Oui, c'est bien le squelette d'une baleine (pour mêler tous les imaginaires et aussi avoir peu de place physiquement pour les occupants/acteurs), c'est aussi Moby Dick, mais surtout un mammifère marin. L'homme retourne dans la matrice pour s'enfoncer dans le placenta originel et retrouver son origine. Il y a aussi l'idée du cimetière des éléphants qui est venue parfois. Aller mourir là où on se sent le plus à l'abri, dans le ventre de la mère/mer.
Le squelette de la baleine, c'est aussi plastiquement la plus belle image que nous ayons trouvé pour raconter tout ça à la fois, en coup d'oeil du spectateur, et sans devoir rentrer dans une explication verbeuse.

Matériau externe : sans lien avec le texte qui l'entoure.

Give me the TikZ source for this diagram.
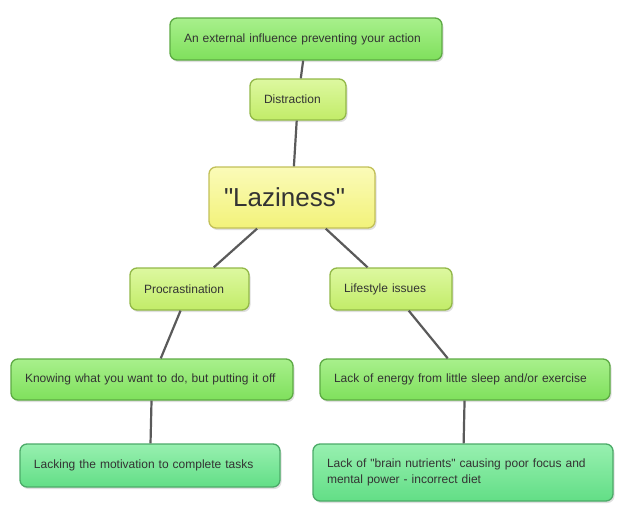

6/ Les observations des comédiens étaient-elles accompagnées d’effets visuelles ? Ou tout était-il centré sur les dialogues ?

Tout était dans le texte et le jeu, mais l’élément dramaturgique/scénique essentiel était la lumière. Nous avions un cyclo et un éclairagiste génial qui a restitué toutes les nuances de vert, de bleu, bleu noir, noir lumineux et d’autres encore. La lumière était en mouvement tout le temps et créait un sentiment peu à peu d’enfermement dans la beauté. Cela n’est pas évident à décrire.

 
7/ Une grande part de votre oeuvre évoque des thèmes sociaux. Dans votre Chant des abysses, malgré cet univers très éloigné de la vie de tous les jours, y a-t-il toutefois quelques aspects évoquant ce genre de thèmes ?

Je m'insurge contre de qualificatif de "social" pour décrire mon théâtre. J'utilise et préfère de loin le terme de "politique".
Politique au sens utilisé dans le théâtre grec, c'est à dire le citoyen dans sa cité. La parole de l'Homme pour dire sa vie. Ici on vit en bord de mer. L'industrie y a volé et saccagé nos plages aujourd'hui interdites sur 20 km. L’homme est devenu étranger à son espace géographique. Ici la mer est objet de luxe pour les touristes sur quelques centaines de mètres. Ici la relation de l'Homme à la Mer passe par le CAC 40 et  les décisions des groupes Arcelor Mittal/EDF/Total, et bien d’autres.

Rappeler que la mer est source de la vie, de vie, de nourriture et de poésie n'est hélas pas inutile.
Quand nous avons joué pour des scolaires, une élève de terminale a dit au débat : ah mais alors la mer c'est vivant ? On habite à côté, mais on ne s'en rend pas compte....

 

C’est sur ces bien belles paroles que nous remercions à nouveau Brigitte Mounier, de nous avoir accordé un peu de son temps, pour répondre à ces quelques questions.